En tanto Lula (76 años), en su sexta campaña presidencial, puesto a operar desde el centro de la escena (no la abandonó ni aun preso) se recostó en un ex opositor, Gerardo Alckmin (69 años), ex gobernador de San Pablo, con quien disputó un recordado balotaje en 2006. Juntos deberán surfear tormentas que aún pueden perseguirlos, desde amenazas a su seguridad (Lula habló en actos con chaleco antibalas) hasta cuestiones con la Justicia, y se ofrecen a la audiencia como una dupla muy experimentada, con terminales en sectores muy diversos (la centroizquierda el expresidente, la centroderecha Alckmin, casi como podría haber sido la fórmula que imaginó Perón, cuando regresó en 1972, con Ricardo Balbín). Liderarán un elenco que anhela oficiar de recambio generacional.

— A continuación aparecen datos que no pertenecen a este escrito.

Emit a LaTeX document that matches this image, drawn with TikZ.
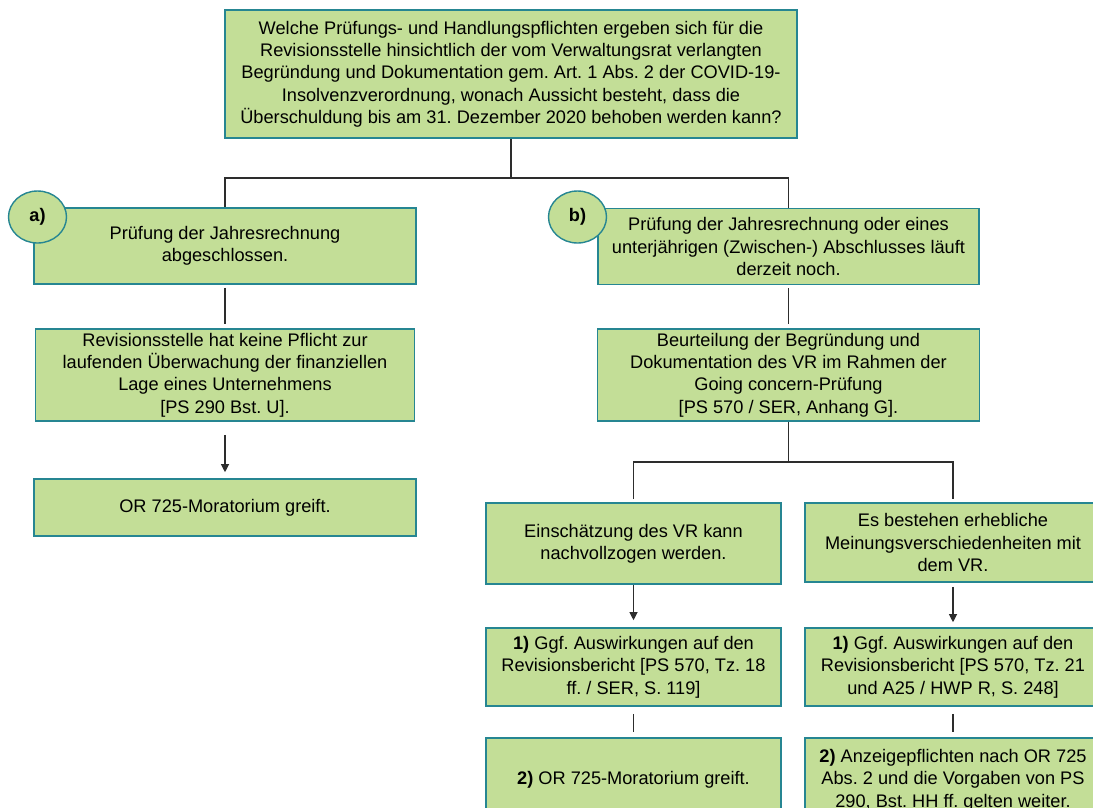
\documentclass[tikz,border=0pt]{standalone}
\usepackage{fontspec}
\setmainfont{Liberation Sans}
\usetikzlibrary{arrows.meta,shapes.geometric}
\definecolor{boxfill}{RGB}{195,222,151}
\definecolor{boxline}{RGB}{38,134,146}
\definecolor{conn}{RGB}{45,45,45}
\tikzset{
  box/.style={draw=boxline, fill=boxfill, line width=1.6pt, inner sep=0pt, align=center,
    font=\fontsize{18.2}{22.3}\selectfont},
  badge/.style={ellipse, draw=boxline, fill=boxfill, line width=1.4pt, inner sep=0pt,
    minimum width=58pt, minimum height=52pt, font=\fontsize{18.2}{22.3}\selectfont\bfseries},
  conline/.style={draw=conn, line width=1.1pt},
  arr/.style={conline, -{Triangle[length=8pt,width=8pt]}}
}
\begin{document}
\frenchspacing
\begin{tikzpicture}[x=1pt,y=1pt]
\useasboundingbox (0,0) rectangle (1093,-807);
% top
\node[box, minimum width=572pt, minimum height=128pt] (top) at (511,-74)
 {Welche Prüfungs- und Handlungspflichten ergeben sich für die\\
  Revisionsstelle hinsichtlich der vom Verwaltungsrat verlangten\\
  Begründung und Dokumentation gem. Art. 1 Abs. 2 der COVID-19-\\
  Insolvenzverordnung, wonach Aussicht besteht, dass die\\
  Überschuldung bis am 31. Dezember 2020 behoben werden kann?};
% left branch
\node[box, minimum width=382pt, minimum height=76pt] (a1) at (225,-246)
 {Prüfung der Jahresrechnung\\abgeschlossen.};
\node[box, minimum width=379pt, minimum height=92pt] (a2) at (225,-375)
 {Revisionsstelle hat keine Pflicht zur\\laufenden Überwachung der finanziellen\\Lage eines Unternehmens\\{[PS 290 Bst. U].}};
\node[box, minimum width=382pt, minimum height=57pt] (a3) at (225,-507.5)
 {OR 725-Moratorium greift.};
% right branch
\node[box, minimum width=381pt, minimum height=76pt] (b1) at (788.5,-246.5)
 {Prüfung der Jahresrechnung oder eines\\unterjährigen (Zwischen-) Abschlusses läuft\\derzeit noch.};
\node[box, minimum width=382pt, minimum height=92pt] (b2) at (788.5,-375)
 {Beurteilung der Begründung und\\Dokumentation des VR im Rahmen der\\Going concern-Prüfung\\{[PS 570 / SER, Anhang G].}};
\node[box, minimum width=295pt, minimum height=81pt] (c1) at (633.5,-543.5)
 {Einschätzung des VR kann\\nachvollzogen werden.};
\node[box, minimum width=296pt, minimum height=79pt] (d1) at (953,-542.5)
 {Es bestehen erhebliche\\Meinungsverschiedenheiten mit\\dem VR.};
\node[box, minimum width=295pt, minimum height=78pt] (c2) at (633.5,-667)
 {\textbf{1)} Ggf. Auswirkungen auf den\\Revisionsbericht [PS 570, Tz. 18\\ff. / SER, S. 119]};
\node[box, minimum width=296pt, minimum height=78pt] (d2) at (953,-667)
 {\textbf{1)} Ggf. Auswirkungen auf den\\Revisionsbericht [PS 570, Tz. 21\\und A25 / HWP R, S. 248]};
\node[box, minimum width=295pt, minimum height=84pt] (c3) at (633.5,-780)
 {\textbf{2)} OR 725-Moratorium greift.};
\node[box, minimum width=296pt, minimum height=84pt] (d3) at (953,-780)
 {\textbf{2)} Anzeigepflichten nach OR 725\\Abs. 2 und die Vorgaben von PS\\290, Bst. HH ff. gelten weiter.};
% badges
\node[badge] (ba) at (37.5,-217) {a)};
\node[badge] (bb) at (577.5,-217) {b)};
% junctions
\coordinate (j1) at (511,-178);
\coordinate (j2) at (788.5,-462);
% connectors
\draw[conline] (top.south) -- (j1);
\draw[conline] (a1.north) |- (j1) -| (b1.north);
\draw[conline, shorten <=3pt, shorten >=4pt] (a1.south) -- (a2.north);
\draw[arr, shorten <=13pt, shorten >=6pt] (a2.south) -- (a3.north);
\draw[conline, shorten <=3pt, shorten >=4pt] (b1.south) -- (b2.north);
\draw[conline] (b2.south) -- (j2);
\draw[conline, shorten <=3pt, shorten >=3pt] (c1.north) |- (j2) -| (d1.north);
\draw[arr, shorten >=7pt] (c1.south) -- (c2.north);
\draw[arr, shorten <=4pt, shorten >=5pt] (d1.south) -- (d2.north);
\draw[conline, shorten <=7pt, shorten >=5pt] (c2.south) -- (c3.north);
\draw[conline, shorten <=7pt, shorten >=5pt] (d2.south) -- (d3.north);
\end{tikzpicture}
\end{document}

El principal fantasma, en la actualidad, es la violencia política. Acaba de morir el tesorero del PT en Foz de Iguazú, a manos de un agente penitenciario partidario de Bolsonaro (recordemos que éste sufrió un ataque personal en 2018). Este tipo de episodios (214 en lo que va del año) creció 23% respecto del último año electoral (2020); y puede trascender las muertes o lesiones, proyectándose en variadas formas. Una de ellas, frustrar total o parcialmente la elección misma (sabotajes).
Confiamos en que el prestigio internacional del Brasil democrático y la ascendencia de las instituciones constitucionales hacia su interior permitan una nueva elección exitosa en el país hermano, conformando un sistema infranqueable. El continente los necesita -la nación, su sistema y sus líderes oficialistas u opositores- más sanos y fuertes que nunca.